Provided material:
-.-.-
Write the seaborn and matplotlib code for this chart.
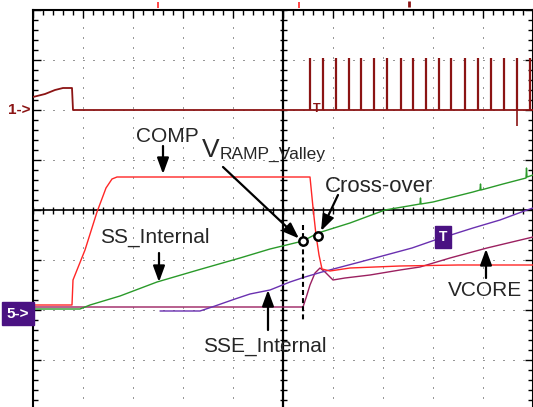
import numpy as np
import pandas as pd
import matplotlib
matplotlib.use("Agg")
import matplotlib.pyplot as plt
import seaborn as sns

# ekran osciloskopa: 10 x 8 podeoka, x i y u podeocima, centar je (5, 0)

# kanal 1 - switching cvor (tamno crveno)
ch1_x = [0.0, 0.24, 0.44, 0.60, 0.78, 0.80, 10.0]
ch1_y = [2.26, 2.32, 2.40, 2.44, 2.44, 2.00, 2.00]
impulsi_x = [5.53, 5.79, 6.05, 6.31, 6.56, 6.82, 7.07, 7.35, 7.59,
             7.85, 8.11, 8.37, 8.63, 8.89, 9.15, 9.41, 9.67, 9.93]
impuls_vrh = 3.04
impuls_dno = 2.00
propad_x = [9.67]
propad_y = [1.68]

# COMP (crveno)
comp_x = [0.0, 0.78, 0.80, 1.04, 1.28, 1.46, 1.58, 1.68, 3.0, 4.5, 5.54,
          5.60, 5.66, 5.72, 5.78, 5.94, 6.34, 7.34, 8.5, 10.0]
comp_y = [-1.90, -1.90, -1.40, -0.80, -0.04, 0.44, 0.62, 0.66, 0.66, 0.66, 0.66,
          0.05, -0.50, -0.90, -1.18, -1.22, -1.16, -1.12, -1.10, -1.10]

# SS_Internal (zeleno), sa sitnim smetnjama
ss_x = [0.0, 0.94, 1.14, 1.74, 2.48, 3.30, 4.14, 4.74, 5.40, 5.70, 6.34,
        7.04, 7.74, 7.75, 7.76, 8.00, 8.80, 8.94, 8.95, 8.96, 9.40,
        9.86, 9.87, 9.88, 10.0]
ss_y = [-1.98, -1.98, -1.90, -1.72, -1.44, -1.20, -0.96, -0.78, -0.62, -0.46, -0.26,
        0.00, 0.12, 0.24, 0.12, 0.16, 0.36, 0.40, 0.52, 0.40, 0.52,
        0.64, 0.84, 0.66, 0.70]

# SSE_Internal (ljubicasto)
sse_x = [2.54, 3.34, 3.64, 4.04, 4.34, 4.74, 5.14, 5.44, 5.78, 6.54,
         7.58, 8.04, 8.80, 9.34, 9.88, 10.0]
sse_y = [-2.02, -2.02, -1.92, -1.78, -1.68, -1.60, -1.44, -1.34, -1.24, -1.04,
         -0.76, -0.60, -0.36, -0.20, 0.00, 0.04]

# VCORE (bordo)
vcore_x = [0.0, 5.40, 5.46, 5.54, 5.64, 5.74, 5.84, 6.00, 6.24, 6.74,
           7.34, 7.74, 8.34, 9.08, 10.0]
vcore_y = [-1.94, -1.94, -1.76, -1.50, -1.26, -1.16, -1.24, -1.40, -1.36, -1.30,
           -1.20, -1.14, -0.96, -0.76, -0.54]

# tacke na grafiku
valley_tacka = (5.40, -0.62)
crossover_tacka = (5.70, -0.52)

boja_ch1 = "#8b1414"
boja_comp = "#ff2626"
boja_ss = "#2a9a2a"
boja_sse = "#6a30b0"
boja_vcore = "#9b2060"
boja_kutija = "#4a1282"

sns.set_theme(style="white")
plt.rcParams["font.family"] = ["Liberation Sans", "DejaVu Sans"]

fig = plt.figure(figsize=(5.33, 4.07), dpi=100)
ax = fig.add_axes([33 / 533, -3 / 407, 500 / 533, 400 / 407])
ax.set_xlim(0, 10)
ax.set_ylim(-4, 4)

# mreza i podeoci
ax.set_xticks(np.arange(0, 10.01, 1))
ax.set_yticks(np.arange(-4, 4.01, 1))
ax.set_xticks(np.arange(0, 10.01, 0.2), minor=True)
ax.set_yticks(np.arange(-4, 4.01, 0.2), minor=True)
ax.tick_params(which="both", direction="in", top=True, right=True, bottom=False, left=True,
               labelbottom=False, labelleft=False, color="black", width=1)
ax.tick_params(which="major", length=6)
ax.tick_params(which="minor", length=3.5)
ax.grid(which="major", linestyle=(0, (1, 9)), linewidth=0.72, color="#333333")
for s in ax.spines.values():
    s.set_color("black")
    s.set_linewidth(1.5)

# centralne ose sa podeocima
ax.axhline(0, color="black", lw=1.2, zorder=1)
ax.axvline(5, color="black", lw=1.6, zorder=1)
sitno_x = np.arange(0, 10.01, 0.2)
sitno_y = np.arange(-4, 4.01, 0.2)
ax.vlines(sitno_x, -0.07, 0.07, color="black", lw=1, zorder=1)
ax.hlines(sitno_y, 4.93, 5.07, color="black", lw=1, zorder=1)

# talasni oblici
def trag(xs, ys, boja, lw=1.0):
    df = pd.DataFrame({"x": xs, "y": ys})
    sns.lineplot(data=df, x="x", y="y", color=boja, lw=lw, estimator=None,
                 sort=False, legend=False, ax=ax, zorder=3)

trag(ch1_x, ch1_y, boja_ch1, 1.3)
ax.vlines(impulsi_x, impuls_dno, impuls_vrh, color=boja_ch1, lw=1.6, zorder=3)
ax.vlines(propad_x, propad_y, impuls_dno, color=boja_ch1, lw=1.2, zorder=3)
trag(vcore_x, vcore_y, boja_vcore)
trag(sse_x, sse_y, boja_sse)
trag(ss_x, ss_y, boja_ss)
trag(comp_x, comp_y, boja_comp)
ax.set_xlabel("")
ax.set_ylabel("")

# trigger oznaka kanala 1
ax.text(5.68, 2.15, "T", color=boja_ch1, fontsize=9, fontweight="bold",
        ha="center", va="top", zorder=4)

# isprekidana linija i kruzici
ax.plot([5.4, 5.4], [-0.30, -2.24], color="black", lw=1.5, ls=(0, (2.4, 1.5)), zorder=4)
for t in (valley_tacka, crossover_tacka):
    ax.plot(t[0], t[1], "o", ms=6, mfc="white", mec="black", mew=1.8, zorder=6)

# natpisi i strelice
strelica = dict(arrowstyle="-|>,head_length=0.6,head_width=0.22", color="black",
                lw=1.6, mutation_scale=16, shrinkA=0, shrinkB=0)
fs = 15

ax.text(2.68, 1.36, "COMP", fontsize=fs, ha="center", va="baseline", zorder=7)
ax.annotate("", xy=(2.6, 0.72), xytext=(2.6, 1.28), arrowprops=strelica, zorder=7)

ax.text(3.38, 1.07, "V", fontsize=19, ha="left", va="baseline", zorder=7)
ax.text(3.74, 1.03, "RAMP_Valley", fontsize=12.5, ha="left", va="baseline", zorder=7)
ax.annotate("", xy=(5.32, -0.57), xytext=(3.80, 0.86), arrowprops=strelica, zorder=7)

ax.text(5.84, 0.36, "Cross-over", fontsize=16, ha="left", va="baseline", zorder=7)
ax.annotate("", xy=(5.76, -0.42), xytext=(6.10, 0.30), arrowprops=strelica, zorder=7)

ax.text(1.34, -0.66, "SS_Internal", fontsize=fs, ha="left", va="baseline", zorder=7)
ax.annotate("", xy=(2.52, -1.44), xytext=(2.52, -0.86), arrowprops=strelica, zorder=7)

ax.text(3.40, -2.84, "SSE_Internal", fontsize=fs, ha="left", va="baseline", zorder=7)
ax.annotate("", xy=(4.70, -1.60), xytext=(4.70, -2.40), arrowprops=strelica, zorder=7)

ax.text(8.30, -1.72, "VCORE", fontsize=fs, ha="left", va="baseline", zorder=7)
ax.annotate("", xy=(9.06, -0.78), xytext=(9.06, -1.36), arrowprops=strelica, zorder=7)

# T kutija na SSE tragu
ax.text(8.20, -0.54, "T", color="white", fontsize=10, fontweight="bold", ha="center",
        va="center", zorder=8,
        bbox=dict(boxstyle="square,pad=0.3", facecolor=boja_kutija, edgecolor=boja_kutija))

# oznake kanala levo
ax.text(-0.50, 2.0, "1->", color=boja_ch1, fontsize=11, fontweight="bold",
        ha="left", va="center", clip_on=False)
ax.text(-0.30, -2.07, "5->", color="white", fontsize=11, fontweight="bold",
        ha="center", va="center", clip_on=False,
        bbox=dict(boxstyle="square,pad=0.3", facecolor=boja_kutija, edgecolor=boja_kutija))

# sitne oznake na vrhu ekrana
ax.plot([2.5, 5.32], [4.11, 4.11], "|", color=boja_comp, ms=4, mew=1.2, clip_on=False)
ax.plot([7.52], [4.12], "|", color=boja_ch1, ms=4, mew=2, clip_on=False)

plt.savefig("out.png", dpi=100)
-.-.-
Work to complete: Repeat the lines above, starting at the first and stopping after the line that holds "-0.76, -0.60, -0.36, -0.20, 0.00, 0.04]", with the pictures left out.

Answer to this exercise:
Write the seaborn and matplotlib code for this chart.
import numpy as np
import pandas as pd
import matplotlib
matplotlib.use("Agg")
import matplotlib.pyplot as plt
import seaborn as sns

# ekran osciloskopa: 10 x 8 podeoka, x i y u podeocima, centar je (5, 0)

# kanal 1 - switching cvor (tamno crveno)
ch1_x = [0.0, 0.24, 0.44, 0.60, 0.78, 0.80, 10.0]
ch1_y = [2.26, 2.32, 2.40, 2.44, 2.44, 2.00, 2.00]
impulsi_x = [5.53, 5.79, 6.05, 6.31, 6.56, 6.82, 7.07, 7.35, 7.59,
             7.85, 8.11, 8.37, 8.63, 8.89, 9.15, 9.41, 9.67, 9.93]
impuls_vrh = 3.04
impuls_dno = 2.00
propad_x = [9.67]
propad_y = [1.68]

# COMP (crveno)
comp_x = [0.0, 0.78, 0.80, 1.04, 1.28, 1.46, 1.58, 1.68, 3.0, 4.5, 5.54,
          5.60, 5.66, 5.72, 5.78, 5.94, 6.34, 7.34, 8.5, 10.0]
comp_y = [-1.90, -1.90, -1.40, -0.80, -0.04, 0.44, 0.62, 0.66, 0.66, 0.66, 0.66,
          0.05, -0.50, -0.90, -1.18, -1.22, -1.16, -1.12, -1.10, -1.10]

# SS_Internal (zeleno), sa sitnim smetnjama
ss_x = [0.0, 0.94, 1.14, 1.74, 2.48, 3.30, 4.14, 4.74, 5.40, 5.70, 6.34,
        7.04, 7.74, 7.75, 7.76, 8.00, 8.80, 8.94, 8.95, 8.96, 9.40,
        9.86, 9.87, 9.88, 10.0]
ss_y = [-1.98, -1.98, -1.90, -1.72, -1.44, -1.20, -0.96, -0.78, -0.62, -0.46, -0.26,
        0.00, 0.12, 0.24, 0.12, 0.16, 0.36, 0.40, 0.52, 0.40, 0.52,
        0.64, 0.84, 0.66, 0.70]

# SSE_Internal (ljubicasto)
sse_x = [2.54, 3.34, 3.64, 4.04, 4.34, 4.74, 5.14, 5.44, 5.78, 6.54,
         7.58, 8.04, 8.80, 9.34, 9.88, 10.0]
sse_y = [-2.02, -2.02, -1.92, -1.78, -1.68, -1.60, -1.44, -1.34, -1.24, -1.04,
         -0.76, -0.60, -0.36, -0.20, 0.00, 0.04]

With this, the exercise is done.